9. Who It Is Not For

  • Anyone expecting passive income from day one.
  • Buyers without a cash buffer for slow months or unexpected repairs.
  • People who dislike repetitive operational tasks, cleaning, early starts, or staff cover.
  • Anyone relying only on social media appeal without a strong location and margin plan.
  • Investors unwilling to review leases, accounts, compliance duties, and supplier costs in detail.

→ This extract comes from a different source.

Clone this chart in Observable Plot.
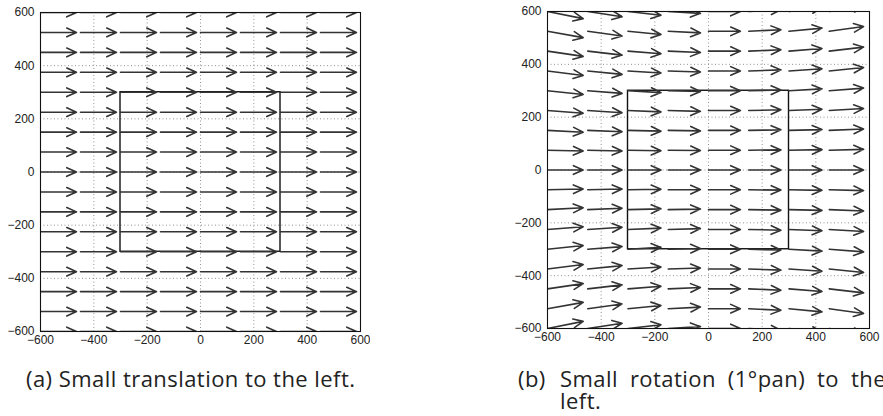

10. How to Compare Cafe Opportunities

When comparing two or more locations or purchase options, score them against practical criteria instead of relying on instinct alone.

Criteria Questions to ask
Location quality Is there enough footfall from the right type of customer throughout the week?
Lease risk Are rent, service charges, repair duties, and break clauses manageable?
Premises readiness Does the unit already have suitable power, water, ventilation, toilets, and layout?
Menu fit Can the premises and staff support the intended food and drink offer?
Startup cost Can you open without using all available cash?
Margin potential Can likely prices cover ingredients, labour, rent, utilities, waste, and tax obligations?
Exit flexibility Can you leave, assign, resize, or adapt the business if trading is weaker than expected?

11. Final Selection Checklist

Before you commit to a small business cafe in the UK, make sure you can answer “yes” to the most important checks below.

  • You have chosen a cafe format that matches your budget, skills, and target customers.
  • You have observed the location at different times and checked nearby competition.
  • You understand the full property costs, including rent, deposit, service charges, repairs, and utilities.
  • A legal adviser has reviewed the lease or purchase agreement before signing.
  • The premises can legally and practically operate as your intended cafe.
  • You have checked food registration, hygiene, allergen, fire safety, waste, insurance, and licensing requirements.
  • Your equipment list is based on realistic volume and menu needs.
  • You have compared new and used equipment on reliability, warranty, servicing, and compliance.
  • Your menu is costed, manageable, and suitable for the available kitchen space.
  • You have estimated sales using cautious, moderate, and optimistic scenarios.
  • You have enough working capital left after fit-out and opening costs.
  • If buying an existing cafe, you have verified accounts, lease terms, asset ownership, and staff obligations.
  • You have a launch plan for local visibility, repeat customers, and early feedback.
  • You know which upgrades can wait until the business proves demand.

Conclusion

Starting a small business cafe in the UK can be rewarding, but it works best when treated as a disciplined buying decision. The right choice is not always the biggest site, the most stylish fit-out, or the broadest menu. It is the setup with manageable fixed costs, suitable premises, clear local demand, reliable equipment, and enough cash to survive the early trading period.

Start with the simplest viable version of your cafe, prove demand, protect your cash, and upgrade based on real customer behaviour rather than assumptions.